-- START RECORDED DATA --
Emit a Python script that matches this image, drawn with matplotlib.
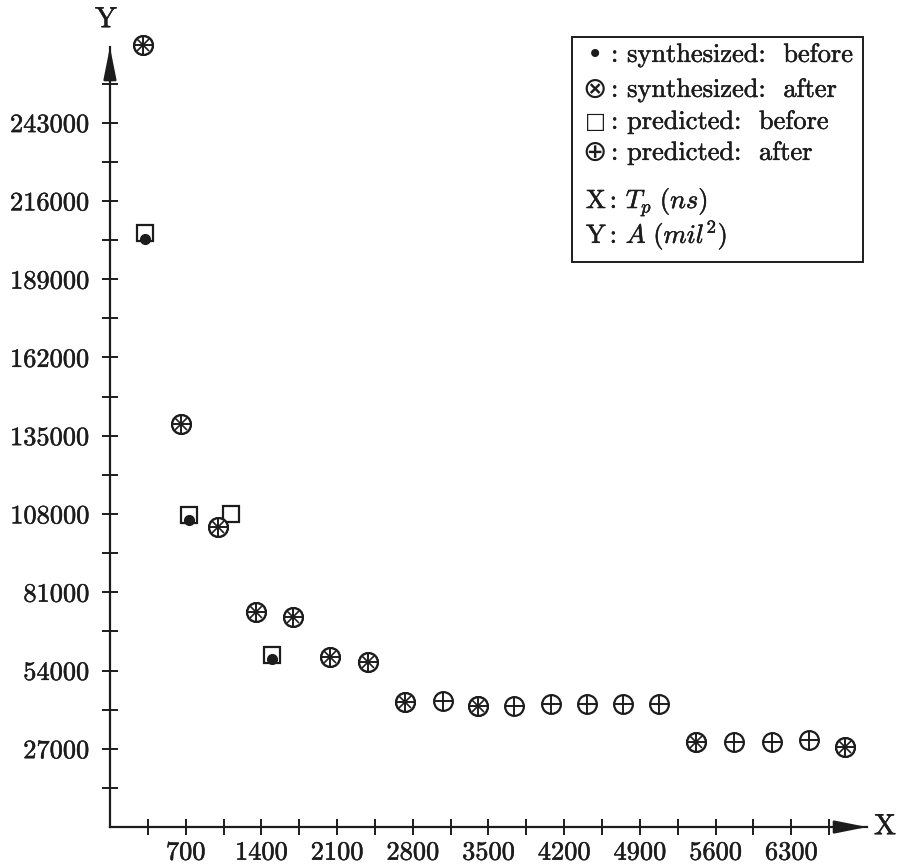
import matplotlib
matplotlib.use('Agg')
import matplotlib.pyplot as plt
import matplotlib.patheffects as pe
from matplotlib.patches import Rectangle

plt.rcParams['font.family'] = ['cmr10', 'DejaVu Sans']
plt.rcParams['mathtext.fontset'] = 'cm'
plt.rcParams['axes.formatter.use_mathtext'] = True

INK = '#1c1c1c'
BOLD = [pe.withStroke(linewidth=0.35, foreground=INK)]

# synthesized: before (dot)
synth_before_x = [324, 733, 1502]
synth_before_y = [203000, 106000, 57800]

# predicted: before (square)
pred_before_x = [324, 733, 1121, 1502]
pred_before_y = [204900, 107600, 108000, 59300]

# synthesized: after (circle with x)
synth_after_x = [306, 658, 1001, 1354, 1696, 2039, 2382, 2726, 3402, 5423, 6795]
synth_after_y = [269800, 139000, 103500, 74200, 72500, 58700, 56900, 43100, 41700, 29300, 27600]

# predicted: after (circle with +)
pred_after_x = [306, 658, 1001, 1354, 1696, 2039, 2382, 2726, 3078, 3402, 3736, 4078,
                4412, 4747, 5080, 5423, 5766, 6119, 6461, 6795]
pred_after_y = [269800, 139000, 103500, 74200, 72500, 58700, 56900, 43100, 43500, 41700,
                41700, 42400, 42400, 42400, 42400, 29300, 29300, 29300, 30000, 27600]

x_labels = [700, 1400, 2100, 2800, 3500, 4200, 4900, 5600, 6300]
x_minor = [350, 1050, 1750, 2450, 3150, 3850, 4550, 5250, 5950, 6650]
y_labels = [27000, 54000, 81000, 108000, 135000, 162000, 189000, 216000, 243000]
y_minor = [13500, 40500, 67500, 94500, 121500, 148500, 175500, 202500, 229500, 256500]

fig = plt.figure(figsize=(9.05, 8.68), dpi=100)
ax = fig.add_axes([0.1215, 0.0472, 0.8365, 0.8986])
ax.set_xlim(0, 7000)
ax.set_ylim(0, 269100)

for s in ['top', 'right']:
    ax.spines[s].set_visible(False)
for s in ['left', 'bottom']:
    ax.spines[s].set_color(INK)
    ax.spines[s].set_linewidth(1.6)

ax.set_xticks(x_labels)
ax.set_xticklabels([str(v) for v in x_labels])
ax.set_xticks(x_minor, minor=True)
ax.set_yticks(y_labels)
ax.set_yticklabels([str(v) for v in y_labels])
ax.set_yticks(y_minor, minor=True)
ax.tick_params(which='both', direction='inout', length=12, width=1.4, color=INK)
ax.tick_params(axis='x', labelsize=19, pad=4, labelcolor=INK)
ax.tick_params(axis='y', labelsize=19, pad=9, labelcolor=INK)
for lab in ax.get_xticklabels() + ax.get_yticklabels():
    lab.set_path_effects(BOLD)

# arrow heads
arr = dict(arrowstyle='-|>,head_length=1.1,head_width=0.22', color=INK, lw=1.6,
           mutation_scale=18, shrinkA=0, shrinkB=0)
ax.annotate('', xy=(1.0, 0), xytext=(0.96, 0), xycoords='axes fraction',
            textcoords='axes fraction', arrowprops=arr, annotation_clip=False)
ax.annotate('', xy=(0, 1.0), xytext=(0, 0.96), xycoords='axes fraction',
            textcoords='axes fraction', arrowprops=arr, annotation_clip=False)
fig.text(885 / 905, 1 - 827 / 868, 'X', fontsize=21, ha='center', va='center', color=INK,
         path_effects=BOLD)
fig.text(106 / 905, 1 - 20 / 868, 'Y', fontsize=21, ha='center', va='center', color=INK,
         path_effects=BOLD)

# markers
ax.plot(pred_before_x, pred_before_y, 's', ms=12, mfc='white', mec=INK, mew=1.6, clip_on=False)
ax.plot(synth_before_x, synth_before_y, 'o', ms=7, color=INK, clip_on=False)
ax.plot(synth_after_x, synth_after_y, 'o', ms=13.5, mfc='white', mec=INK, mew=1.6, clip_on=False)
ax.plot(pred_after_x, pred_after_y, 'o', ms=13.5, mfc='white', mec=INK, mew=1.6, clip_on=False)
ax.plot(synth_after_x, synth_after_y, 'x', ms=9, mec=INK, mew=1.2, clip_on=False)
ax.plot(pred_after_x, pred_after_y, '+', ms=13, mec=INK, mew=1.4, clip_on=False)

# legend box
fig.patches.append(Rectangle((572 / 905, 1 - 262 / 868), 291 / 905, 225 / 868,
                             transform=fig.transFigure, fill=False, ec=INK, lw=1.4))
symbols = ['\u2022', '\u2297', '\u25a1', '\u2295']
sym_sizes = [20, 21, 16, 21]
entries = ['synthesized:  before', 'synthesized:  after', 'predicted:  before', 'predicted:  after']
rows = [55, 90, 122, 153]
for sym, sz, txt, r in zip(symbols, sym_sizes, entries, rows):
    fig.text(595 / 905, 1 - r / 868, sym, fontsize=sz, ha='center', va='center',
             family='DejaVu Sans', color=INK)
    fig.text(611 / 905, 1 - r / 868, ': ' + txt, fontsize=19, ha='left', va='center', color=INK,
             path_effects=BOLD)
fig.text(586 / 905, 1 - 202 / 868, r'X$\,$: $T_p\ (ns)$', fontsize=19, ha='left', va='center',
         color=INK, path_effects=BOLD)
fig.text(586 / 905, 1 - 235 / 868, r'Y$\,$: $A\ (mil^2)$', fontsize=19, ha='left', va='center',
         color=INK, path_effects=BOLD)

fig.savefig('out.png', dpi=100, facecolor='white')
-- END RECORDED DATA --
Pictures are excluded; output everything else in the data verbatim.

= COMPLETE RESPONSE =
Emit a Python script that matches this image, drawn with matplotlib.
import matplotlib
matplotlib.use('Agg')
import matplotlib.pyplot as plt
import matplotlib.patheffects as pe
from matplotlib.patches import Rectangle

plt.rcParams['font.family'] = ['cmr10', 'DejaVu Sans']
plt.rcParams['mathtext.fontset'] = 'cm'
plt.rcParams['axes.formatter.use_mathtext'] = True

INK = '#1c1c1c'
BOLD = [pe.withStroke(linewidth=0.35, foreground=INK)]

# synthesized: before (dot)
synth_before_x = [324, 733, 1502]
synth_before_y = [203000, 106000, 57800]

# predicted: before (square)
pred_before_x = [324, 733, 1121, 1502]
pred_before_y = [204900, 107600, 108000, 59300]

# synthesized: after (circle with x)
synth_after_x = [306, 658, 1001, 1354, 1696, 2039, 2382, 2726, 3402, 5423, 6795]
synth_after_y = [269800, 139000, 103500, 74200, 72500, 58700, 56900, 43100, 41700, 29300, 27600]

# predicted: after (circle with +)
pred_after_x = [306, 658, 1001, 1354, 1696, 2039, 2382, 2726, 3078, 3402, 3736, 4078,
                4412, 4747, 5080, 5423, 5766, 6119, 6461, 6795]
pred_after_y = [269800, 139000, 103500, 74200, 72500, 58700, 56900, 43100, 43500, 41700,
                41700, 42400, 42400, 42400, 42400, 29300, 29300, 29300, 30000, 27600]

x_labels = [700, 1400, 2100, 2800, 3500, 4200, 4900, 5600, 6300]
x_minor = [350, 1050, 1750, 2450, 3150, 3850, 4550, 5250, 5950, 6650]
y_labels = [27000, 54000, 81000, 108000, 135000, 162000, 189000, 216000, 243000]
y_minor = [13500, 40500, 67500, 94500, 121500, 148500, 175500, 202500, 229500, 256500]

fig = plt.figure(figsize=(9.05, 8.68), dpi=100)
ax = fig.add_axes([0.1215, 0.0472, 0.8365, 0.8986])
ax.set_xlim(0, 7000)
ax.set_ylim(0, 269100)

for s in ['top', 'right']:
    ax.spines[s].set_visible(False)
for s in ['left', 'bottom']:
    ax.spines[s].set_color(INK)
    ax.spines[s].set_linewidth(1.6)

ax.set_xticks(x_labels)
ax.set_xticklabels([str(v) for v in x_labels])
ax.set_xticks(x_minor, minor=True)
ax.set_yticks(y_labels)
ax.set_yticklabels([str(v) for v in y_labels])
ax.set_yticks(y_minor, minor=True)
ax.tick_params(which='both', direction='inout', length=12, width=1.4, color=INK)
ax.tick_params(axis='x', labelsize=19, pad=4, labelcolor=INK)
ax.tick_params(axis='y', labelsize=19, pad=9, labelcolor=INK)
for lab in ax.get_xticklabels() + ax.get_yticklabels():
    lab.set_path_effects(BOLD)

# arrow heads
arr = dict(arrowstyle='-|>,head_length=1.1,head_width=0.22', color=INK, lw=1.6,
           mutation_scale=18, shrinkA=0, shrinkB=0)
ax.annotate('', xy=(1.0, 0), xytext=(0.96, 0), xycoords='axes fraction',
            textcoords='axes fraction', arrowprops=arr, annotation_clip=False)
ax.annotate('', xy=(0, 1.0), xytext=(0, 0.96), xycoords='axes fraction',
            textcoords='axes fraction', arrowprops=arr, annotation_clip=False)
fig.text(885 / 905, 1 - 827 / 868, 'X', fontsize=21, ha='center', va='center', color=INK,
         path_effects=BOLD)
fig.text(106 / 905, 1 - 20 / 868, 'Y', fontsize=21, ha='center', va='center', color=INK,
         path_effects=BOLD)

# markers
ax.plot(pred_before_x, pred_before_y, 's', ms=12, mfc='white', mec=INK, mew=1.6, clip_on=False)
ax.plot(synth_before_x, synth_before_y, 'o', ms=7, color=INK, clip_on=False)
ax.plot(synth_after_x, synth_after_y, 'o', ms=13.5, mfc='white', mec=INK, mew=1.6, clip_on=False)
ax.plot(pred_after_x, pred_after_y, 'o', ms=13.5, mfc='white', mec=INK, mew=1.6, clip_on=False)
ax.plot(synth_after_x, synth_after_y, 'x', ms=9, mec=INK, mew=1.2, clip_on=False)
ax.plot(pred_after_x, pred_after_y, '+', ms=13, mec=INK, mew=1.4, clip_on=False)

# legend box
fig.patches.append(Rectangle((572 / 905, 1 - 262 / 868), 291 / 905, 225 / 868,
                             transform=fig.transFigure, fill=False, ec=INK, lw=1.4))
symbols = ['\u2022', '\u2297', '\u25a1', '\u2295']
sym_sizes = [20, 21, 16, 21]
entries = ['synthesized:  before', 'synthesized:  after', 'predicted:  before', 'predicted:  after']
rows = [55, 90, 122, 153]
for sym, sz, txt, r in zip(symbols, sym_sizes, entries, rows):
    fig.text(595 / 905, 1 - r / 868, sym, fontsize=sz, ha='center', va='center',
             family='DejaVu Sans', color=INK)
    fig.text(611 / 905, 1 - r / 868, ': ' + txt, fontsize=19, ha='left', va='center', color=INK,
             path_effects=BOLD)
fig.text(586 / 905, 1 - 202 / 868, r'X$\,$: $T_p\ (ns)$', fontsize=19, ha='left', va='center',
         color=INK, path_effects=BOLD)
fig.text(586 / 905, 1 - 235 / 868, r'Y$\,$: $A\ (mil^2)$', fontsize=19, ha='left', va='center',
         color=INK, path_effects=BOLD)

fig.savefig('out.png', dpi=100, facecolor='white')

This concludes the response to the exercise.